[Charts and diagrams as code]
-- BEGIN --

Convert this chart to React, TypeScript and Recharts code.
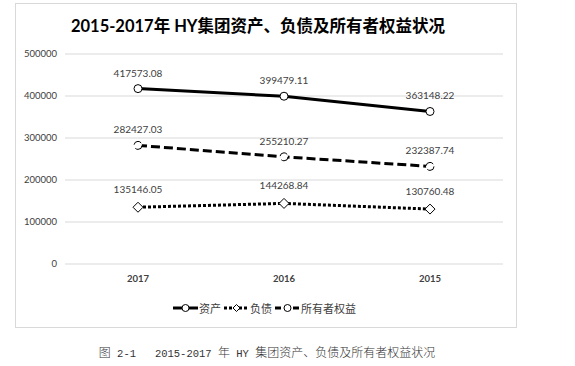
import { LineChart, Line, XAxis, YAxis, CartesianGrid, LabelList } from "recharts";

const years = ["2017", "2016", "2015"];
const assets = [417573.08, 399479.11, 363148.22];
const debt = [135146.05, 144268.84, 130760.48];
const equity = [282427.03, 255210.27, 232387.74];
const yTicks = [0, 100000, 200000, 300000, 400000, 500000];

const data = years.map((year, i) => ({
  year,
  资产: assets[i],
  负债: debt[i],
  所有者权益: equity[i],
}));

const LATIN = "Lato, 'Noto Sans CJK SC', sans-serif";
const CJK = "'Noto Sans CJK SC', Lato, sans-serif";

const Diamond = (props: any) => {
  const { cx, cy, key } = props;
  if (cx == null || cy == null) return null;
  return (
    <path
      key={key}
      d={`M${cx},${cy - 5} L${cx + 5},${cy} L${cx},${cy + 5} L${cx - 5},${cy} Z`}
      fill="#fff"
      stroke="#000"
      strokeWidth={1}
    />
  );
};

const labelStyle = { fontSize: 10, fill: "#404040", fontFamily: LATIN };
const dotStyle = { r: 4, fill: "#fff", stroke: "#000", strokeWidth: 1 };

function LegendItem({ dash, diamond, text }: { dash?: string; diamond?: boolean; text: string }) {
  return (
    <span style={{ display: "inline-flex", alignItems: "center" }}>
      <svg width={27} height={10}>
        <line x1={1} y1={5} x2={26} y2={5} stroke="#000" strokeWidth={3} strokeDasharray={dash} />
        {diamond ? (
          <path d="M13.5,1.5 L17,5 L13.5,8.5 L10,5 Z" fill="#fff" stroke="#000" strokeWidth={1} />
        ) : (
          <circle cx={13.5} cy={5} r={3.5} fill="#fff" stroke="#000" strokeWidth={1} />
        )}
      </svg>
      <span style={{ fontSize: 11, color: "#404040", fontFamily: CJK, marginRight: 2 }}>{text}</span>
    </span>
  );
}

const mono = { fontFamily: "'Liberation Mono', monospace", fontSize: 10.5, fontWeight: 400 };

export default function App() {
  return (
    <div style={{ position: "absolute", left: 0, top: 0, width: 575, height: 366, background: "#fff" }}>
      <div
        style={{
          position: "absolute",
          left: 15,
          top: 3,
          width: 500,
          height: 323,
          border: "1px solid #d9d9d9",
        }}
      />
      <div
        style={{
          position: "absolute",
          left: 15,
          width: 486,
          top: 13,
          textAlign: "center",
          fontSize: 16.5,
          fontWeight: "bold",
          fontFamily: LATIN,
          color: "#000",
          whiteSpace: "pre",
        }}
      >
        2015-2017年 HY集团资产、负债及所有者权益状况
      </div>
      <div style={{ position: "absolute", left: 0, top: 0 }}>
        <LineChart width={575} height={330} data={data} margin={{ top: 54, right: 72, left: 15, bottom: 36 }}>
          <CartesianGrid vertical={false} stroke="#d9d9d9" />
          <XAxis
            dataKey="year"
            axisLine={false}
            tickLine={false}
            height={30}
            padding={{ left: 73, right: 73 }}
            dy={3}
            tick={{ fontSize: 9.5, fontWeight: "bold", fill: "#404040", fontFamily: LATIN }}
          />
          <YAxis
            width={50}
            domain={[0, 500000]}
            ticks={yTicks}
            axisLine={false}
            tickLine={false}
            tick={{ fontSize: 9.5, fill: "#404040", fontFamily: LATIN }}
          />
          <Line
            dataKey="资产"
            stroke="#000"
            strokeWidth={3}
            dot={dotStyle}
            isAnimationActive={false}
          >
            <LabelList dataKey="资产" position="top" offset={12} style={labelStyle} />
          </Line>
          <Line
            dataKey="所有者权益"
            stroke="#000"
            strokeWidth={3}
            strokeDasharray="9 4"
            dot={dotStyle}
            isAnimationActive={false}
          >
            <LabelList dataKey="所有者权益" position="top" offset={12} style={labelStyle} />
          </Line>
          <Line
            dataKey="负债"
            stroke="#000"
            strokeWidth={3}
            strokeDasharray="3 2"
            dot={<Diamond />}
            isAnimationActive={false}
          >
            <LabelList dataKey="负债" position="top" offset={14} style={labelStyle} />
          </Line>
        </LineChart>
      </div>
      <div
        style={{
          position: "absolute",
          left: 15,
          width: 500,
          top: 300,
          display: "flex",
          justifyContent: "center",
        }}
      >
        <LegendItem text="资产" />
        <LegendItem text="负债" dash="3 2" diamond />
        <LegendItem text="所有者权益" dash="6 3" />
      </div>
      <div
        style={{
          position: "absolute",
          left: 0,
          width: 534,
          top: 343,
          textAlign: "center",
          fontSize: 12,
          fontFamily: "'Noto Sans CJK SC', serif",
          fontWeight: 300,
          color: "#333",
          whiteSpace: "pre",
        }}
      >
        图<span style={mono}> 2-1   2015-2017 </span>年<span style={mono}> HY </span>集团资产、负债及所有者权益状况
      </div>
    </div>
  );
}
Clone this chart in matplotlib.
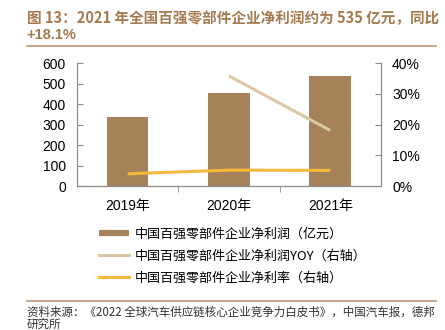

-- END --

REQUIREMENTS - Make a copy of each line that contains the string "this".

RESULT -
Convert this chart to React, TypeScript and Recharts code.
Clone this chart in matplotlib.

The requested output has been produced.